Blockchain technology is often praised for its transparency, immutability, and trustless design. However, this same transparency can become a weakness when financial data is exposed to public scrutiny. Every transaction recorded on a public blockchain can be viewed, tracked, and analyzed by anyone with access to the network. Over time, transaction patterns can reveal spending behavior, business relationships, and even personal identities. This growing concern has pushed the crypto industry to explore stronger mechanisms for privacy.
To counterbalance transparency with confidentiality, privacy-focused cryptocurrencies rely on advanced cryptographic tools. Two of the most important innovations in this space are ring signatures and stealth addresses. These technologies are designed to protect user identities, obscure transaction flows, and preserve financial privacy without undermining the decentralized nature of blockchain networks. Understanding how these mechanisms work is essential for grasping the future direction of private digital finance.
Why Financial Privacy is Important in Blockchain Networks
In contrast to traditional banking systems, in which financial information is concealed by institutional privacy, most blockchain networks use open ledgers. Although wallet addresses are not directly connected to names, they are not anonymous either. Once an address is traced back to an individual or an organization, the entire history of transactions becomes transparent.
Financial privacy is important because it:
Prevents unwanted monitoring of financial transactions
Protects individuals from profiling and data exploitation
Reduces risks associated with fraud, theft, and attacks
Ensures freedom of economic choice and participation
Ring signatures and stealth addresses were created to overcome these weaknesses while preserving trustless verification.
What Are Ring Signatures?
Ring signatures are cryptographic methods that enable a transaction to be signed by one party in a group without disclosing which party actually signed the transaction. The idea was first conceptualized for secure digital signatures but was later developed for blockchain-based privacy tools.
How Ring Signatures Function
In a blockchain setup, ring signatures function in the following way:
A sender chooses several public keys from the blockchain, including their own.
The keys combine to create a “ring” of potential senders.
The transaction is signed in a manner that demonstrates one of the keys in the ring is genuine.
Third-party entities cannot identify which key corresponds to the actual sender.

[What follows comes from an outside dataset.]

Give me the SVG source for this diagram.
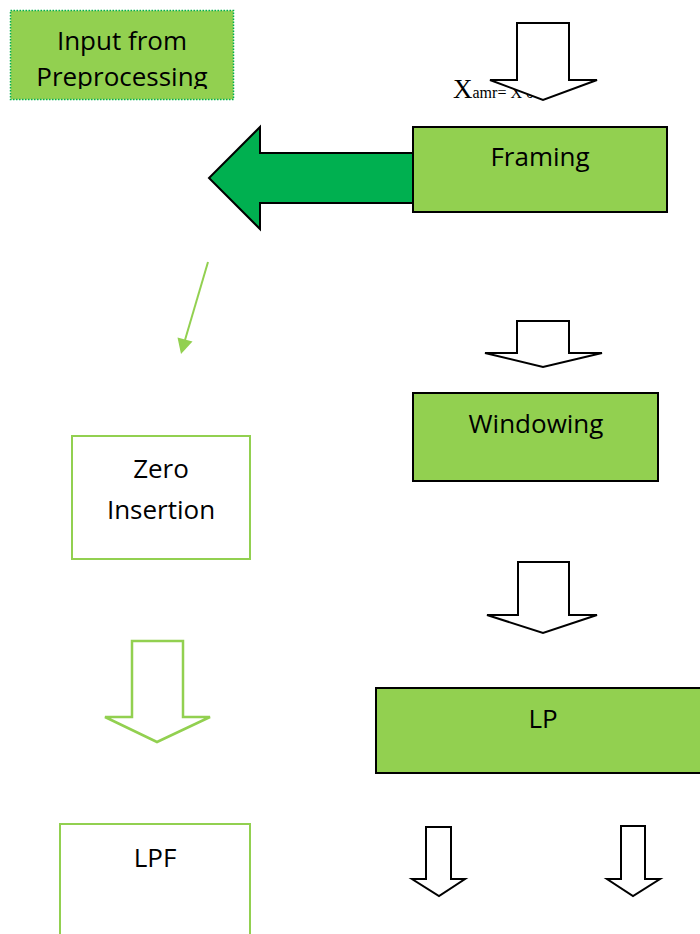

This design enables the sender’s identity to remain anonymous among several potential senders.
Key Features of Ring Signatures
Do not require permission from other ring members
Allow for cryptographic verification of the transaction’s authenticity
Anonymity of the sender is maintained
High resistance to tracking transactions
Ring signatures are a basic privacy tool in several privacy-focused cryptocurrencies.
What Are Stealth Addresses?
Whereas ring signatures concentrate on securing the sender, the purpose of stealth addresses is to protect the identity of the receiver. Stealth addresses make it impossible for a third party to associate several transactions with the same receiver address.
A stealth address is not a permanent public address but a way to create a new address for every transaction.
How Stealth Addresses Work
The process of stealth addresses usually includes the following steps:
The receiver publishes a public address.
The sender calculates a new destination address.
The new address receives the funds.
The receiver identifies and claims the funds using a private key.
In this way, every transaction looks like it is not connected to any other transaction, even if it is sent to the same address.
How Ring Signatures and Stealth Addresses Function Together
Ring signatures and stealth addresses are useful on their own but provide only limited privacy. Together, they form a strong privacy system that maintains the privacy of financial transactions on both sides of a transaction.
Combined Effects of Privacy
Fund origin is masked by ring signatures
Fund destination is masked by stealth addresses
Transaction patterns become hard to trace
User identity is still unlinkable
This dual-layer approach significantly strengthens privacy without relying on centralized intermediaries.
Step-by-Step Process of a Private Blockchain Transaction
A typical privacy-preserving transaction entails the following steps:
The sender chooses the decoy outputs to create a ring
A ring signature is generated to mask the actual sender
A stealth address is generated for the receiver
Funds are sent to a one-time address
The network validates the transaction without revealing identities
This process allows transactions to remain verifiable yet confidential.